▶ _Given data_:

--- start ---

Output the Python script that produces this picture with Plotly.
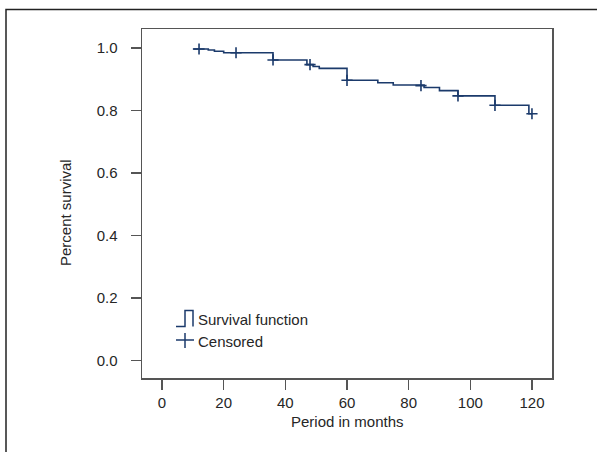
import plotly.graph_objects as go

# Kaplan-Meier step data (time in months, survival after the step)
step_times = [10, 15, 17, 20, 36, 47, 49, 51, 60, 70, 75, 85, 90, 96, 108, 119, 120]
step_surv = [0.996, 0.993, 0.989, 0.984, 0.961, 0.946, 0.940, 0.934, 0.896,
             0.888, 0.881, 0.873, 0.863, 0.846, 0.816, 0.789, 0.789]

# Censored observations
cens_times = [12, 24, 36, 48, 60, 84, 96, 108, 120]
cens_surv = [0.996, 0.984, 0.961, 0.946, 0.896, 0.879, 0.846, 0.816, 0.789]

x_ticks = [0, 20, 40, 60, 80, 100, 120]
y_ticks = [0.0, 0.2, 0.4, 0.6, 0.8, 1.0]
y_tick_labels = ["0.0", "0.2", "0.4", "0.6", "0.8", "1.0"]

legend_labels = ["Survival function", "Censored"]
x_title = "Period in months"
y_title = "Percent survival"

LINE = "#1b3a6b"
AXIS = "#555555"
TXT = "#262626"
FONT = "Liberation Sans Narrow, Liberation Sans, Arial, sans-serif"
FS = 15

fig = go.Figure()
fig.add_trace(go.Scatter(
    x=step_times, y=step_surv, mode="lines", line=dict(shape="hv", color=LINE, width=1.6),
    showlegend=False, hoverinfo="skip"))
fig.add_trace(go.Scatter(
    x=cens_times, y=cens_surv, mode="markers",
    marker=dict(symbol="cross-thin", size=8, line=dict(color=LINE, width=1.6)),
    showlegend=False, hoverinfo="skip"))

L, R, T, B = 142, 45, 29, 74
W, H = 597, 452
pw, ph = W - L - R, H - T - B

def px_x(p):
    return (p - L) / pw

def px_y(p):
    return (H - B - p) / ph

shapes = [
    # outer figure frame (left and top edges)
    dict(type="path", xref="paper", yref="paper",
         path=f"M {px_x(6)} {px_y(460)} L {px_x(6)} {px_y(9.5)} L {px_x(600)} {px_y(9.5)}",
         line=dict(color="#222222", width=1.5)),
    # legend icon: step
    dict(type="path", xref="paper", yref="paper",
         path=(f"M {px_x(176)} {px_y(326.5)} L {px_x(185)} {px_y(326.5)} L {px_x(185)} {px_y(310.5)} "
               f"L {px_x(193)} {px_y(310.5)} L {px_x(193)} {px_y(326.5)}"),
         line=dict(color=LINE, width=1.5)),
    # legend icon: censored plus
    dict(type="line", xref="paper", yref="paper", x0=px_x(176), x1=px_x(194), y0=px_y(340), y1=px_y(340),
         line=dict(color=LINE, width=1.5)),
    dict(type="line", xref="paper", yref="paper", x0=px_x(185), x1=px_x(185), y0=px_y(333), y1=px_y(348),
         line=dict(color=LINE, width=1.5)),
]

annotations = [
    dict(text=legend_labels[0], xref="paper", yref="paper", x=px_x(196), y=px_y(319.5),
         xanchor="left", yanchor="middle", showarrow=False, font=dict(size=FS, color=TXT, family=FONT)),
    dict(text=legend_labels[1], xref="paper", yref="paper", x=px_x(196), y=px_y(341),
         xanchor="left", yanchor="middle", showarrow=False, font=dict(size=FS, color=TXT, family=FONT)),
    dict(text=x_title, xref="paper", yref="paper", x=px_x(347), y=px_y(421),
         xanchor="center", yanchor="middle", showarrow=False, font=dict(size=FS, color=TXT, family=FONT)),
    dict(text=y_title, xref="paper", yref="paper", x=px_x(65), y=px_y(213), textangle=-90,
         xanchor="center", yanchor="middle", showarrow=False, font=dict(size=FS, color=TXT, family=FONT)),
]

fig.update_layout(
    width=W, height=H,
    margin=dict(l=L, r=R, t=T, b=B, pad=0),
    paper_bgcolor="white", plot_bgcolor="white",
    font=dict(family=FONT, size=FS, color=TXT),
    shapes=shapes, annotations=annotations,
    showlegend=False,
)
fig.update_xaxes(range=[-6.5, 126.5], tickvals=x_ticks, ticks="outside", ticklen=10, tickwidth=1.5,
                 tickcolor=AXIS, showline=True, linecolor=AXIS, linewidth=1.5, mirror=True,
                 showgrid=False, zeroline=False, ticklabelstandoff=0,
                 tickfont=dict(size=FS, color=TXT, family=FONT))
fig.update_yaxes(range=[-0.056, 1.06], tickvals=y_ticks, ticktext=y_tick_labels, ticks="outside",
                 ticklen=10, tickwidth=1.5, tickcolor=AXIS, showline=True, linecolor=AXIS, linewidth=1.5,
                 mirror=True, showgrid=False, zeroline=False, ticklabelstandoff=10,
                 tickfont=dict(size=FS, color=TXT, family=FONT))

fig.write_html("out.html", config={"displayModeBar": False, "staticPlot": True},
               post_script="document.body.style.margin='0';document.body.style.overflow='hidden';")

--- end ---

▶ _Task brief_:
Leave out the pictures and repeat exactly the lines from the start of the material through the line that contains "import plotly.graph_objects as go", both included.

▶ _Exercise answer_:
Output the Python script that produces this picture with Plotly.
import plotly.graph_objects as go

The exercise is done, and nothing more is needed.